The American Beverage Assn. and friends spent $4.1 million to defeat two California towns’ ballot measures to tax sodas. What else could that money have done?

Big Soda spent big bucks. That’s how it defeated ballot measures to create soda taxes in two California towns.

In Richmond, in the Bay Area, and in El Monte, east of Los Angeles, the measures would have added a penny-an-ounce tax on soda. Had the taxes passed, they were projected to raise millions of dollars aimed at funding local recreation and nutrition activities to fight childhood obesity.

To bury these towns in an avalanche of billboards, mailers and ads, the American Beverage Assn. and friends wrote checks totaling $4.1 million. Supporters of the measures, primarily children’s health advocates, spent $114,000.

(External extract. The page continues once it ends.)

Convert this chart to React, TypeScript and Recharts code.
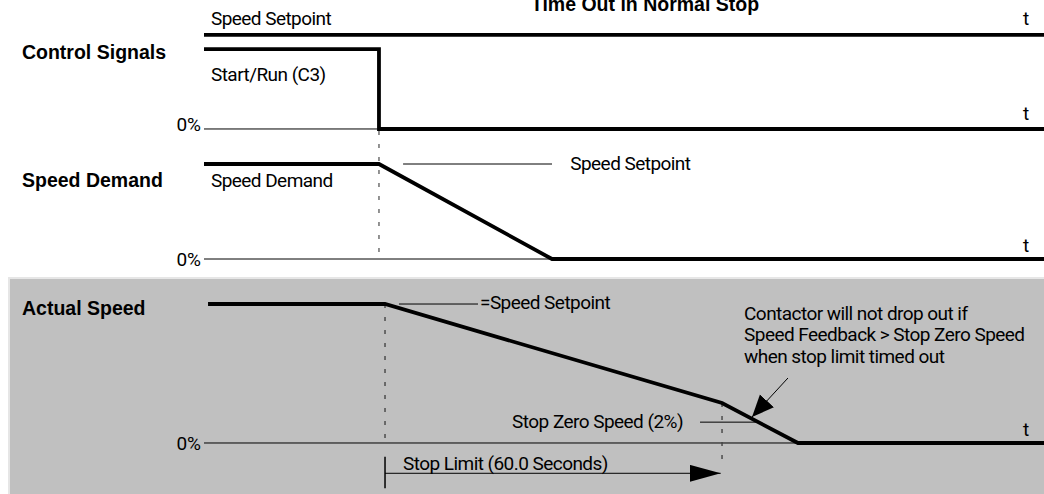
import React from 'react'
import { ComposedChart, Line, XAxis, YAxis, ReferenceDot, ReferenceLine } from 'recharts'

// Time runs 0..100 across the trace area; levels are % of full speed.
const FONT = 'Roboto, Arial, sans-serif'
const BOLD_FONT = '"Liberation Sans", Arial, sans-serif'

// --- Control Signals panel
const SETPOINT_TOP = [{ t: 0, v: 100 }, { t: 100, v: 100 }]
const START_RUN = [{ t: 0, v: 85 }, { t: 20.83, v: 85 }, { t: 20.83, v: 0 }, { t: 100, v: 0 }]
const CONTROL_TEXT = [
  { t: 52.5, v: 133, text: 'Time Out in Normal Stop', pos: 'center', bold: true },
  { t: 0.83, v: 118, text: 'Speed Setpoint', pos: 'right' },
  { t: 97.5, v: 118, text: 't', pos: 'right' },
  { t: -21.67, v: 81.4, text: 'Control Signals', pos: 'right', bold: true },
  { t: 0.83, v: 58.7, text: 'Start/Run (C3)', pos: 'right' },
  { t: 97.5, v: 17, text: 't', pos: 'right' },
]

// --- Speed Demand panel
const SPEED_DEMAND = [{ t: 0, v: 100 }, { t: 20.83, v: 100 }, { t: 41.43, v: 0 }, { t: 100, v: 0 }]
const DEMAND_LEADER = [{ t: 23.7, v: 100 }, { t: 41.43, v: 100 }]
const DEMAND_STOP_MARK = [{ t: 20.83, v: 134.7 }, { t: 20.83, v: 0 }]
const DEMAND_TEXT = [
  { t: -21.67, v: 82.8, text: 'Speed Demand', pos: 'right', bold: true },
  { t: 0.83, v: 82.8, text: 'Speed Demand', pos: 'right' },
  { t: 43.6, v: 101, text: 'Speed Setpoint', pos: 'right' },
  { t: 97.5, v: 14.7, text: 't', pos: 'right' },
]

// --- Actual Speed panel
const ACTUAL_SPEED = [{ t: 0.48, v: 100 }, { t: 21.55, v: 100 }, { t: 61.67, v: 28.8 }, { t: 70.71, v: 0 }, { t: 100, v: 0 }]
const ACTUAL_LEADER = [{ t: 23.21, v: 100 }, { t: 32.62, v: 100 }]
const ACTUAL_STOP_MARK = [{ t: 21.55, v: 100 }, { t: 21.55, v: 0 }]
const TIMEOUT_MARK = [{ t: 61.67, v: 28.8 }, { t: 61.67, v: -17.3 }]
const ZERO_SPEED_LEADER = [{ t: 59.05, v: 15 }, { t: 65.95, v: 15 }]
const STOP_LIMIT_ARROW = [{ t: 21.55, v: -21.8 }, { t: 61.51, v: -21.8 }]
const STOP_LIMIT_TICK = [{ t: 21.55, v: -9.9 }, { t: 21.55, v: -32.6 }]
const CONTACTOR_ARROW = [{ t: 69.52, v: 46.76 }, { t: 65.24, v: 18.7 }]
const ACTUAL_TEXT = [
  { t: -21.67, v: 96.9, text: 'Actual Speed', pos: 'right', bold: true },
  { t: 32.86, v: 101.3, text: '=Speed Setpoint', pos: 'right' },
  { t: 64.29, v: 93.5, text: 'Contactor will not drop out if', pos: 'right' },
  { t: 64.29, v: 78.1, text: 'Speed Feedback > Stop Zero Speed', pos: 'right' },
  { t: 64.29, v: 62.6, text: 'when stop limit timed out', pos: 'right' },
  { t: 57.02, v: 15.3, text: 'Stop Zero Speed (2%)', pos: 'left' },
  { t: 97.5, v: 10, text: 't', pos: 'right' },
  { t: 23.69, v: -14.4, text: 'Stop Limit (60.0 Seconds)', pos: 'right' },
]

const W = 1044

function notes(list, key) {
  return list.map((n, i) => (
    <ReferenceDot
      key={key + i}
      x={n.t}
      y={n.v}
      r={0}
      stroke="none"
      fill="none"
      ifOverflow="visible"
      label={{
        value: n.text,
        position: n.pos,
        offset: 0,
        fill: '#000',
        fontSize: n.bold ? 19.5 : 19,
        fontWeight: n.bold ? 700 : 400,
        fontFamily: n.bold ? BOLD_FONT : FONT,
        letterSpacing: n.bold ? 0 : -0.55,
      }}
    />
  ))
}

function trace(data, key, opts = {}) {
  return (
    <Line
      key={key}
      data={data}
      dataKey="v"
      type="linear"
      stroke={opts.stroke || '#000'}
      strokeWidth={opts.width || 1}
      strokeDasharray={opts.dash}
      markerEnd={opts.marker}
      dot={false}
      activeDot={false}
      isAnimationActive={false}
    />
  )
}

function Panel({ top, height, domain, children }) {
  return (
    <div style={{ position: 'absolute', left: 0, top, width: W, height }}>
      <ComposedChart width={W} height={height} margin={{ top: 0, right: 0, bottom: 0, left: 0 }}>
        <defs>
          <marker id="headLong" markerUnits="userSpaceOnUse" markerWidth="32" markerHeight="18" refX="31" refY="8.5" orient="auto">
            <path d="M0,0 L31,8.5 L0,17 z" fill="#000" />
          </marker>
          <marker id="headShort" markerUnits="userSpaceOnUse" markerWidth="24" markerHeight="20" refX="22" refY="9.5" orient="auto">
            <path d="M0,0 L22,9.5 L0,19 z" fill="#000" />
          </marker>
        </defs>
        <XAxis type="number" dataKey="t" domain={[0, 100]} allowDataOverflow hide />
        <YAxis
          type="number"
          domain={domain}
          allowDataOverflow
          ticks={[0]}
          tickFormatter={() => '0%'}
          width={204}
          axisLine={false}
          tickLine={false}
          tickSize={0}
          tickMargin={3}
          tick={{ fill: '#000', fontSize: 19, fontFamily: FONT }}
        />
        <ReferenceLine y={0} stroke="#000" strokeWidth={1} />
        {children}
      </ComposedChart>
    </div>
  )
}

export default function App() {
  return (
    <div style={{ position: 'absolute', left: 0, top: 0, width: W, height: 494, background: '#fff', overflow: 'hidden' }}>
      <div style={{ position: 'absolute', left: 8, top: 277, width: W - 8, height: 217, background: '#c0c0c0', borderTop: '2px solid #e6e6e6', borderLeft: '2px solid #e6e6e6', boxSizing: 'border-box' }} />
      <Panel top={0} height={135} domain={[-6.4, 137.2]}>
        {trace(SETPOINT_TOP, 'sp', { width: 3.8 })}
        {trace(START_RUN, 'run', { width: 3.8 })}
        {notes(CONTROL_TEXT, 'c')}
      </Panel>
      <Panel top={130} height={149} domain={[-21.05, 135.8]}>
        {trace(DEMAND_STOP_MARK, 'dsm', { stroke: '#666', dash: '4 9', width: 1.4 })}
        {trace(DEMAND_LEADER, 'dl')}
        {trace(SPEED_DEMAND, 'sd', { width: 3.8 })}
        {notes(DEMAND_TEXT, 'd')}
      </Panel>
      <Panel top={279} height={215} domain={[-36.7, 118]}>
        {trace(ACTUAL_STOP_MARK, 'asm', { stroke: '#444', dash: '4 9', width: 1.4 })}
        {trace(TIMEOUT_MARK, 'tm', { stroke: '#444', dash: '4 9', width: 1.4 })}
        {trace(ACTUAL_LEADER, 'al')}
        {trace(ZERO_SPEED_LEADER, 'zl')}
        {trace(STOP_LIMIT_TICK, 'slt', { width: 1.5 })}
        {trace(STOP_LIMIT_ARROW, 'sla', { marker: 'url(#headLong)' })}
        {trace(CONTACTOR_ARROW, 'ca', { marker: 'url(#headShort)' })}
        {trace(ACTUAL_SPEED, 'as', { width: 3.8 })}
        {notes(ACTUAL_TEXT, 'a')}
      </Panel>
    </div>
  )
}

Big Soda spent $115 per vote in Richmond and El Monte. In comparison, supporters of Proposition 30, the governor’s tax measure, spent $5.85 per vote.

It was the most expensive campaign battle ever waged in El Monte. In Richmond, 99% of the funds used to defeat the soda tax poured in from out of state, 95% of them from Washington lobbying firms. Not a single cent for the “no” campaign came from an individual citizen.

Big Soda’s sky-high spending was a new low for California. Its political strategists have surely been slapping each other on the back, proud of the strong message they sent to other cities that might consider similar measures.